一枚一枚の笹にもち米を包んで、イグサで結び、形を整える――そんな手間のかかる作業も、家族で囲んで取り組むと、かけがえのない時間になります。
結び方がうまくいかず、思わずいらいらすることもありますが、「中のお米さえこぼれなければ、結び方は多少違っても大丈夫」と、今ではおおらかに構えるようになりました。
私の母は新潟出身で、結び方や形にも厳しい人でしたが、私は“それなり”でもいいと思っています。毎年繰り返すうちに、自然と手が慣れ、少しずつ上達していけばいい――そう考えるようになりました。
ちまきには、「邪気を払う」という意味もあるそうです。何年続けられるかはわかりませんが、できる限りこの小さな行事を大切に続けていきたいと思っています。
そして、娘が覚え、いずれ孫へ伝えてくれたら…それはきっと、私にとって何よりうれしいことです。

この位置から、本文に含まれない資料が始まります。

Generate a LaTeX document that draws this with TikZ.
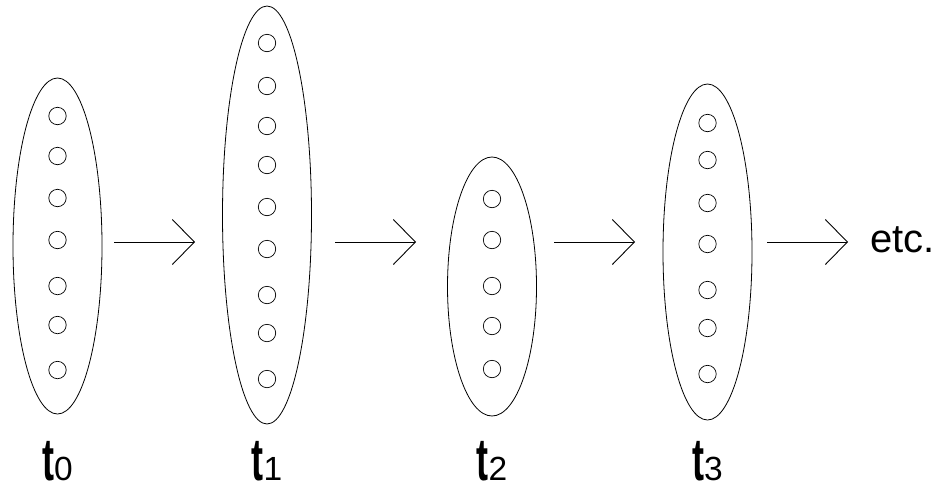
\documentclass[tikz,border=0pt]{standalone}
\usepackage{graphicx}
\usepackage{fontspec}
\setmainfont{Liberation Sans}
\usetikzlibrary{shapes.geometric,arrows.meta}
\tikzset{
 grp/.style={ellipse, draw, line width=0.8pt, inner sep=0pt, minimum width=89pt},
 dot/.style={circle, draw, line width=0.7pt, inner sep=0pt, minimum size=17.4pt},
 flow/.style={line width=0.9pt, -{Straight Barb[length=22pt,width=45pt,line width=0.9pt]}},
 lbl/.style={anchor=base, inner sep=0pt},
}
\newcommand{\tlab}[1]{{\fontsize{60}{62}\selectfont\bfseries\scalebox{0.6}[1]{t}}{\fontsize{33.5}{36}\selectfont #1}}
\begin{document}
\begin{tikzpicture}[x=1pt,y=-1pt]
\useasboundingbox (0,0) rectangle (949,488);
% groups
\node[grp, minimum height=336pt] (g0) at (57.5,246) {};
\node[grp, minimum height=418pt] (g1) at (267,215) {};
\node[grp, minimum height=259pt] (g2) at (492,286.5) {};
\node[grp, minimum height=336pt] (g3) at (707.5,252) {};
% dots
\foreach \y [count=\i] in {116,156,198,240,286,325,370} \node[dot] (d0-\i) at (57.5,\y) {};
\foreach \y [count=\i] in {43,86,126,165,207,249,295,333,379} \node[dot] (d1-\i) at (267,\y) {};
\foreach \y [count=\i] in {199,240,286,326,369} \node[dot] (d2-\i) at (492,\y) {};
\foreach \y [count=\i] in {123,160,203,244,290,328,374} \node[dot] (d3-\i) at (707.5,\y) {};
% arrows
\coordinate (a0s) at (114,242); \coordinate (a0e) at (195,242);
\coordinate (a1s) at (335,242); \coordinate (a1e) at (416,242);
\coordinate (a2s) at (554,242); \coordinate (a2e) at (635,242);
\coordinate (a3s) at (767,242); \coordinate (a3e) at (848,242);
\draw[flow] (a0s) -- (a0e);
\draw[flow] (a1s) -- (a1e);
\draw[flow] (a2s) -- (a2e);
\draw[flow] (a3s) -- (a3e);
\node[anchor=base west, inner sep=0pt, font=\fontsize{40}{44}\selectfont] (etc) at (870,252) {etc.};
% labels
\node[lbl] (l0) at (57.5,480) {\tlab{0}};
\node[lbl] (l1) at (267,480) {\tlab{1}};
\node[lbl] (l2) at (492,480) {\tlab{2}};
\node[lbl] (l3) at (707.5,480) {\tlab{3}};
\end{tikzpicture}
\end{document}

作業を終えた後は、米やイグサが散らばった作業台の下を一緒に片づけ、ちまきは水に一晩つけて、翌日1時間ほど茹でてようやく完成します。
手間も時間もかかる昔ながらのちまきづくり。
そののんびりとした時間が、娘や孫の心に「楽しかったな」「また作りたいな」という思い出として残ってくれたなら、こんなにうれしいことはありません。